Friday, April 3, 2009

Storyboard Pro Notes

I’ve been a storyboard artist for the past 25 years mostly in animation series work and have been using Toon Boom Storyboard Pro for the last two years. I am very satisfied with results.

I have no financial interest in Toon Boom, but I feel every board artist should at least try SBPro. I’ve worked in Flash, Sketch, Photoshop and Painter and feel the data management tools in this program make it far and away the strongest tool to board with. The program has lots of features but I’ve tried to highlight just the features I really like or dislike. (A Cintiq is necessary to take full advantage of the program.)

Pros

Drawing:
Brushes: There are textured and non-textured brushes. The textured give a look more like pencil but add considerably to the file’s size. The non-textured is more like drawing with a Pentel but if the client is agreeable, provides nice clean output to various media.

Painting Behind: There is a great function that allows painting behind line already put down. It’s great for adding tone to line-work.

Layers: You can draw the BG on a layer and easily garbage matte the characters over to facilitate reuse of both BG and characters.

Slide layers: You can copy layers from scene to another by simply sliding the layer along the timeline. Or if you are reusing it later in the board, select it and copy and paste it in the later scene. There is the option of adding it to the library, but I found this too cumbersome and confusing for SBPro in transfer between platforms.

Data management:

Script Import: You can import the entire script into the program and just copy and paste into the panel description, action, notes, and etc. flds. There are hooks to get info directly from Final Draft but I’ve yet to use them. I get scripts as PDF, export to text, import into SBPro, and copy and paste from there. This makes it easy to shift text during any revision.

Image Import: You can import image files into SBPro. If you bring in all your drawings, it increases the file size incrementally. I use it to import character and BG designs after I use Photoshop to crunch their size down. I’ve also have a series of perspective grids I use to help layout scenes.

Renumber scenes: This is particularly good for animated series work. Add or drop scenes throughout the process esp. in revision. At the end, go to the first scene and hit renumber entire board. Remember the time spent adding Pg 1a, 1B, 1bzz… The program does it in a snap.

Export: This is the real time saver for production (i.e. our clients.) SBPro will export to PDF, individual images (psd, tga, jpg), an entire QT of the board –you can time the board in the program including ramped camera moves, or an EDL with individual QT files for each scene. This makes the workflow into editing programs really fast.

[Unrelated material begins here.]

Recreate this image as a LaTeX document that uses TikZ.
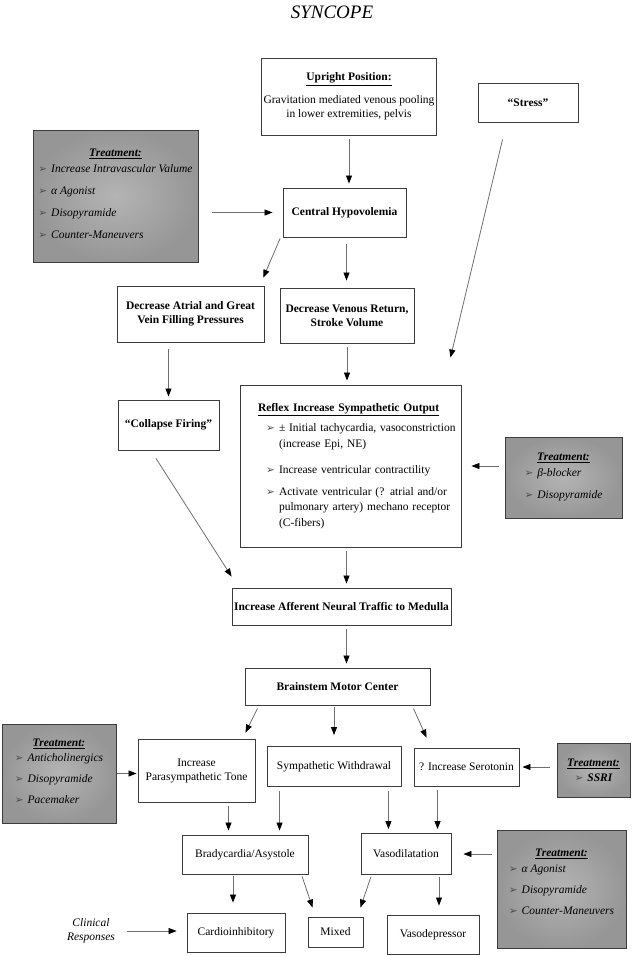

Cross Platform: I work on a Macbook Pro. I FTP or hand transfer files to different clients on PCs. So far there’s been no issues that way. Back to the Mac from PC has given me problems in the past.

Cons

Expensive: SBPro doesn’t have an installed base like Flash, but the larger studios sometimes provide a cut while you’re on their job. However, this means you can’t read your files once your return the license dongle.

No Save As function: This means you can’t easily save versions of your boards.

Back and Forth Cross platform: As said before, I’ve had issues with transfers back to Mac from PC, so I stay away .

Large files: SBPro files can become huge –I’ve seen some come in at over 20 Gigs- This is usually a function of importing images into the program rather than drawing them in.

For advertising or presentation artists, the ability of SBPro to import, make pans, and moves on their art allows them to create animatics easily.

Hope this intrigues you enough to try it out.


















This shows the Drawing view of SBPro. The timeline refers to the frame highlighted and shows where layers can be slid along to copy. The side bar shows the layers (BG, A, B, C The rough level is turned on.) that can be turned on an off to display. The timing of the panels is 3 sec. The action notes are copied directly from the script. Drawn with non-textured brushes.













This PDF is a little blurry but this demonstrates how much information is pulled from the board to be displayed and how art (in this case production BG and internet reference for the designers) can be imported into the board.

2 comments:

  1. This looks to be exactly what I've been looking for for years. The renumbering feature alone makes it worthwhile. The pricetag is a little steep, though.